Selon le type de police administrative, les titulaires du pouvoir de police ne seront pas les mêmes.

 

Les titulaires du pouvoir de police administrative générale

Au niveau national

C’est le Premier ministre qui est titulaire du pouvoir de police administrative générale sur l’ensemble du territoire (CE, 2 mai 1973, Association culturelle des Israélites nord-africains de Paris ; CE, 14 octobre 2015, Association Automobile-club des avocats).

Au niveau local

Il faut distinguer au niveau du département et au niveau de la commune.

Au niveau du département, c’est le préfet qui est titulaire du pouvoir de police administrative générale.

Au niveau de la commune, c’est le maire qui est titulaire du pouvoir de police administrative générale. Il faut toutefois noter que le préfet dispose d’un pouvoir de substitution si le maire n’a pas agi ou a pris des mesures insuffisantes.

 

Les titulaires du pouvoir de police administrative spéciale

Les autorités titulaires du pouvoir de police administrative spéciale peuvent être :

  • des autorités déjà titulaires du pouvoir de police administrative générale. Exemples : le Premier ministre, le préfet (chasse, pêche, etc…), le maire (délivrance des permis de construire).
  • ou d’autres autorités. Exemples : le ministre de la Culture est en charge de la police du cinéma, le ministre de l’Intérieur est en charge de la police des étrangers…

 

La concurrence entre les titulaires du pouvoir de police administrative

Il peut y avoir concurrence entre :

  • les titulaires du pouvoir de police administrative générale
  • les titulaires du pouvoir de police administrative générale et les titulaires du pouvoir de police administrative spéciale

La concurrence entre les titulaires du pouvoir de police administrative générale

Plusieurs autorités administratives peuvent prendre des mesures sur le même territoire et dans le même domaine.

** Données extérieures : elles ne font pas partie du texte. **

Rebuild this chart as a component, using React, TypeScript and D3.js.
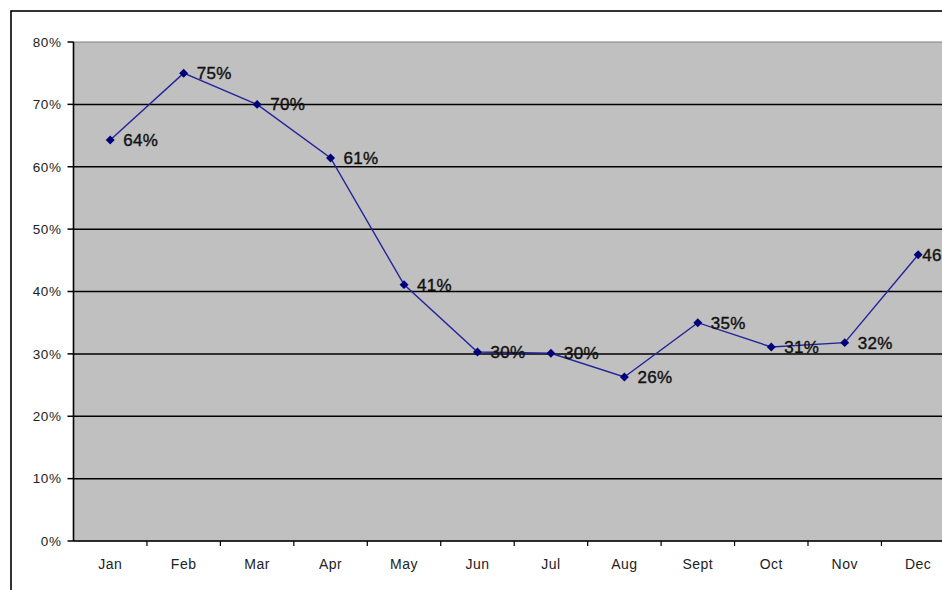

Dans ce cas, le principe est qu’une autorité inférieure ne peut pas prendre une mesure moins contraignante que celle prise par l’autorité supérieure ; elle peut en revanche prendre une mesure plus contraignante (CE, 18 avril 1902, Maire de Néris-les-Bains).

Par exemple, admettons qu’en agglomération, le Premier ministre limite la vitesse des véhicules à 50 km/h. Dans ce cas, un maire peut tout à fait, sur le territoire de sa commune, abaisser cette vitesse maximale à 30 km/h (par exemple).

La concurrence entre les titulaires du pouvoir de police administrative générale et les titulaires du pouvoir de police administrative spéciale

En principe, police générale et police spéciale ne s’excluent pas ; elles ont chacune des objectifs différents.

Mais si les deux autorités de police ont la même finalité, on applique le principe d’exclusivité : la police spéciale exclut l’exercice du pouvoir de police générale.

 

L’exercice du pouvoir de police administrative

 

La proportionnalité des mesures de police

Pour être légale, la mesure de police doit être nécessaire, adaptée et proportionnée à la situation. Ainsi :

  • Il faut que la situation justifie une mesure de police.
  • Il faut que la situation justifie la mesure qui a finalement été prise, et pas une autre qui aurait été moins contraignante pour les libertés tout en préservant l’ordre public. Par exemple, dans l’affaire Benjamin, un maire avait interdit la tenue d’une conférence qui présentait des risques de troubles à l’ordre public. Cependant, la gravité des risques de troubles à l’ordre public n’était pas telle qu’il n’existait aucune autre mesure pour préserver l’ordre public que d’interdire la conférence. C’est pourquoi la décision d’interdiction fut annulée par le Conseil d’Etat (CE, 19 mai 1933, Benjamin).

 

L’obligation d’agir

L’autorité de police est obligée d’agir si la mesure de police apparaît indispensable pour prévenir ou faire cesser une atteinte à l’ordre public. L’abstention de l’autorité peut constituer une faute susceptible d’engager la responsabilité de l’administration.

 

L’impossibilité de déléguer

Le pouvoir de police ne peut pas être délégué ; l’autorité de police doit l’exercer elle-même (CE, 17 juin 1932, Ville de Castelnaudary).

Le Conseil constitutionnel a même érigé en principe inhérent à l’identité constitutionnelle de la France l’impossibilité de déléguer à des personnes privées des compétences de police administrative (Cons. const., 15 octobre 2021, n° 2021-940 QPC).